The firm has received investments or loans from around the world, including Goldman Sachs, the Blackstone Group, Deutsche Bank and Israel’s Bank Hapoalim, the subject of a United States Justice Department tax investigation. Last month, The New York Times reported that the Kushners had partnered with at least one member of Israel’s wealthy Steinmetz family. The family’s most well-known member, Beny Steinmetz, is the subject of a Justice Department investigation into alleged bribes.
And in March, Mr. Kushner’s firm said it ended talks with Anbang Insurance Group, a Chinese company with ties to ruling members of the country’s Communist Party. Those talks began around the time President Trump secured the Republican nomination and also raised questions because of the potentially favorable terms for Kushner Companies.

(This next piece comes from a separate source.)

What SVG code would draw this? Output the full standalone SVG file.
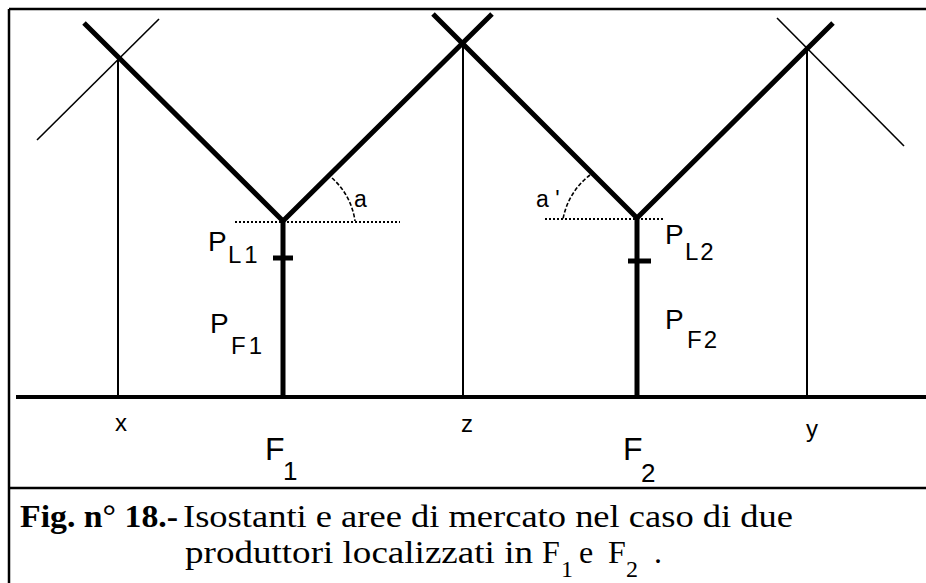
<svg xmlns="http://www.w3.org/2000/svg" width="926" height="583" viewBox="0 0 926 583">
<style>
.frame{stroke:#000;stroke-width:2.5;fill:none}
.heavy{stroke:#000;stroke-width:5;fill:none;stroke-linecap:butt}
.thin{stroke:#000;stroke-width:1.6;fill:none}
.vert{stroke:#000;stroke-width:2;fill:none}
.dot{stroke:#000;stroke-width:2;fill:none;stroke-dasharray:2 2}
.arc{stroke:#000;stroke-width:1.6;fill:none;stroke-dasharray:4 2}
.lbl{font-family:"Liberation Sans",Arial,sans-serif;fill:#000}
.cap{font-family:"Liberation Serif","Times New Roman",serif;fill:#000;font-size:32px}
</style>
<rect width="926" height="583" fill="#fff"/>
<g id="frame">
<line class="frame" x1="9" y1="9" x2="926" y2="9"/>
<line class="frame" x1="9" y1="9" x2="9" y2="583"/>
<line class="frame" x1="9" y1="488" x2="926" y2="488"/>
</g>
<g id="baseline">
<line x1="16" y1="397" x2="926" y2="397" stroke="#000" stroke-width="4"/>
</g>
<g id="connectors">
<line class="thin" x1="37" y1="140" x2="159" y2="19"/>
<line class="thin" x1="777" y1="18" x2="904" y2="146"/>
<line class="vert" x1="118" y1="60" x2="118" y2="397"/>
<line class="vert" x1="463" y1="43" x2="463" y2="397"/>
<line class="vert" x1="807" y1="48" x2="807" y2="397"/>
<polyline class="heavy" points="84,23 283,221 492,14"/>
<polyline class="heavy" points="433,14 637,218 833,23"/>
<line class="heavy" x1="283" y1="221" x2="283" y2="397"/>
<line class="heavy" x1="637" y1="218" x2="637" y2="397"/>
<line class="heavy" x1="273" y1="258" x2="293" y2="258"/>
<line class="heavy" x1="628" y1="261" x2="651" y2="261"/>
<line class="dot" x1="235" y1="222" x2="400" y2="222"/>
<line class="dot" x1="545" y1="219" x2="665" y2="219"/>
<path class="arc" d="M332,178 A70,70 0 0 1 355,221"/>
<path class="arc" d="M590,175 A72,72 0 0 0 563,219"/>
</g>
<g id="label-a"><text class="lbl" x="354" y="207" font-size="23">a</text></g>
<g id="label-a2"><text class="lbl" x="536" y="207" font-size="23">a '</text></g>
<g id="label-PL1"><text class="lbl" x="208" y="251" font-size="28">P<tspan x="228" y="263" font-size="24" letter-spacing="3">L1</tspan></text></g>
<g id="label-PF1"><text class="lbl" x="210" y="333" font-size="28">P<tspan x="231" y="354" font-size="24" letter-spacing="3">F1</tspan></text></g>
<g id="label-PL2"><text class="lbl" x="665" y="244" font-size="28">P<tspan x="685" y="260" font-size="24" letter-spacing="2">L2</tspan></text></g>
<g id="label-PF2"><text class="lbl" x="665" y="329" font-size="28">P<tspan x="687" y="348" font-size="24" letter-spacing="2">F2</tspan></text></g>
<g id="label-x"><text class="lbl" x="121" y="431" font-size="24" text-anchor="middle">x</text></g>
<g id="label-z"><text class="lbl" x="467" y="432" font-size="24" text-anchor="middle">z</text></g>
<g id="label-y"><text class="lbl" x="812" y="437" font-size="24" text-anchor="middle">y</text></g>
<g id="label-F1"><text class="lbl" x="265" y="460" font-size="32">F<tspan x="283" y="480" font-size="26">1</tspan></text></g>
<g id="label-F2"><text class="lbl" x="623" y="460" font-size="32">F<tspan x="641" y="482" font-size="26">2</tspan></text></g>
<g id="caption">
<text class="cap" x="20" y="527"><tspan font-weight="bold" textLength="158" lengthAdjust="spacingAndGlyphs">Fig. n° 18.-</tspan><tspan x="183" textLength="610" lengthAdjust="spacingAndGlyphs">Isostanti e aree di mercato nel caso di due</tspan></text>
<text class="cap" x="185" y="563"><tspan textLength="348" lengthAdjust="spacingAndGlyphs">produttori localizzati in</tspan><tspan x="542">F</tspan><tspan x="561" y="577" font-size="24">1</tspan><tspan x="579" y="563">e</tspan><tspan x="608">F</tspan><tspan x="626" y="577" font-size="24">2</tspan><tspan x="654" y="563">.</tspan></text>
</g>
</svg>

When it was created in 1990, the EB-5 visa program was intended to provide a new source of financing for projects in underserved areas, defined as places with high unemployment. But there are no federal standards for defining such neighborhoods. And developers often provide gerrymandered maps to qualify under the program.
The Kushner project in Jersey City “is a textbook example of the abuses we have seen in the last six or seven years,” said Shae Armstrong, a Dallas lawyer who has joined with members of Congress, including Senators Charles E. Grassley, Republican of Iowa, and Ms. Feinstein, to call for changes in the program.
That part of Jersey City, less than three miles from Manhattan, is hardly an economically depressed area, and a luxury apartment building is going to create few permanent jobs. “And it is why other towns in rural America are not getting EB-5 money,” Mr. Armstrong said.
Indeed, in the Beijing presentation delivered by Mr. Kushner’s sister, the firm cited the high household income of the majority of the residents — between $100,000 and $200,000 — in the Trump-branded building that has already received EB-5 financing.
The $1 billion Kushner project at the center of the current controversy is a set of high-rise towers — including 1,730 apartments and 89,000 square feet of retail space. The company is seeking $150 million through the EB-5 program.
Traditional lenders can charge interest of 12 to 18 percent, said Gary Friedland, a professor at New York University who has written extensively about the program. But EB-5 loans can wind up costing developers as little as 4 percent, he said.
“The immigrant investor’s primary purpose is to secure a visa, so they accept minimal interest, as low as half a percent,” Mr. Friedland said.
For developers, said Steve Yale-Loehr, an immigration law professor at Cornell University, the appeal of EB-5 can be summed up in two words: “Cheap money.”